Another leaked communiquĂ© in Gawker’s report had a Sony worker saying: “We do not seem to be doing new or original ideas anymore unless they come from term deal players … Our development execs should focus on new fresh material, and not be permitted to simply remake …”
If anything it seems that Hollywood studios, albeit backroom personnel, are quite ashamed of the current situation in mainstream American moviemaking. Such despondency must resonate strongly across the backrooms of all studio offices, yet Hollywood’s focus remains on doing the very thing that may not be working, at least not in the way envisaged. Although audiences welcome more of the same, there is a reason why revenue is down and audience attendance is also decreasing, though, we cannot discount the fact that profits are greatly affected by the plethora of competing new media platforms demanding people’s attention.
Where the influx of expensive franchise blockbusters due in 2015 will take Hollywood is open to debate.
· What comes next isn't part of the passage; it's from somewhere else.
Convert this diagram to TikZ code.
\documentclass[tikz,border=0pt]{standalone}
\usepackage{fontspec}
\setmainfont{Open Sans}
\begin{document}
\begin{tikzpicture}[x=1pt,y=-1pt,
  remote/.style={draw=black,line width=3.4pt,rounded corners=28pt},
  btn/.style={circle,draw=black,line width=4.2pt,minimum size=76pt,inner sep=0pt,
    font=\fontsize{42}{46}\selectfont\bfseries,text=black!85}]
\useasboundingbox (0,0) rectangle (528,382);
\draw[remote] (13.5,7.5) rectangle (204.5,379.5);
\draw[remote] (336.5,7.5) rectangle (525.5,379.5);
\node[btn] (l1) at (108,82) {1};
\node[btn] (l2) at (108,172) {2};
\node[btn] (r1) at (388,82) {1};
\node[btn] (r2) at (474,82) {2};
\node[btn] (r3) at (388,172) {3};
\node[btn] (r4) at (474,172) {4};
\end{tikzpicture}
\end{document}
Some of these movies will be good, but it is unsustainable to expect this current business model to work in the long run. There is also the thought that all this American produced material may eventually incur a greater sense of cultural nationalism in emerging markets, making those audiences court domestically produced films over Hollywood offerings.
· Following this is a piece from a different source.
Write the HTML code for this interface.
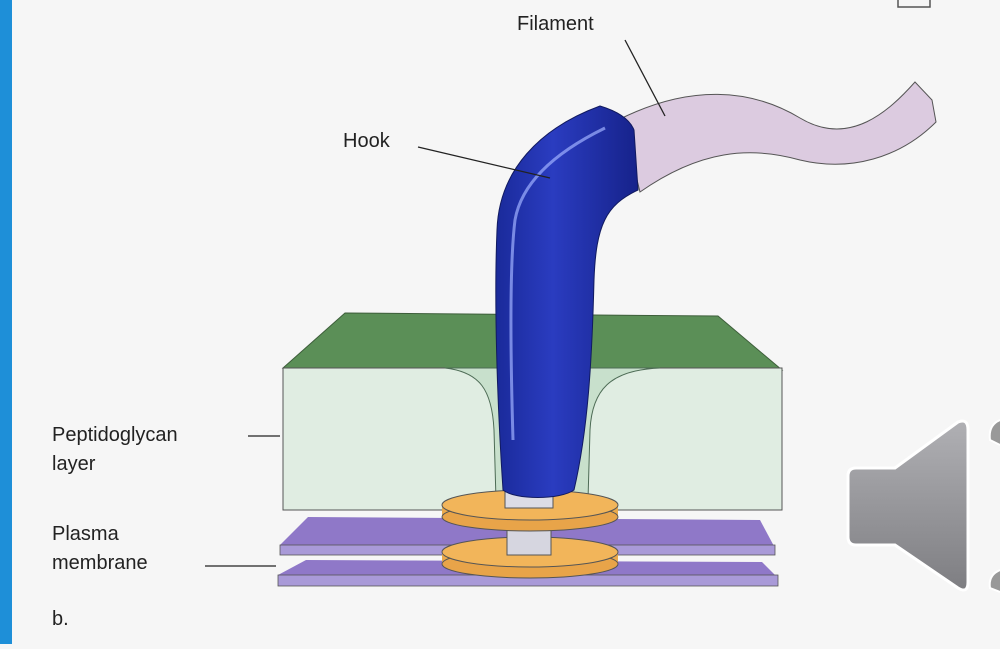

Which brings us back to Peter Jackson, for having changed the face of blockbuster moviemaking, will now return to making “smaller films”. He came on to the scene having made a blockbuster that was unlike anything out there at the time, only to now see everything else resemble it in some way. Jackson’s sentiments perhaps even suggests that he as a filmmaker is folly to the trappings of generically epic moviemaking and needs to break away from it somehow. It’s out of control and no-one seems to know what to do about it, most notably those that created the beast.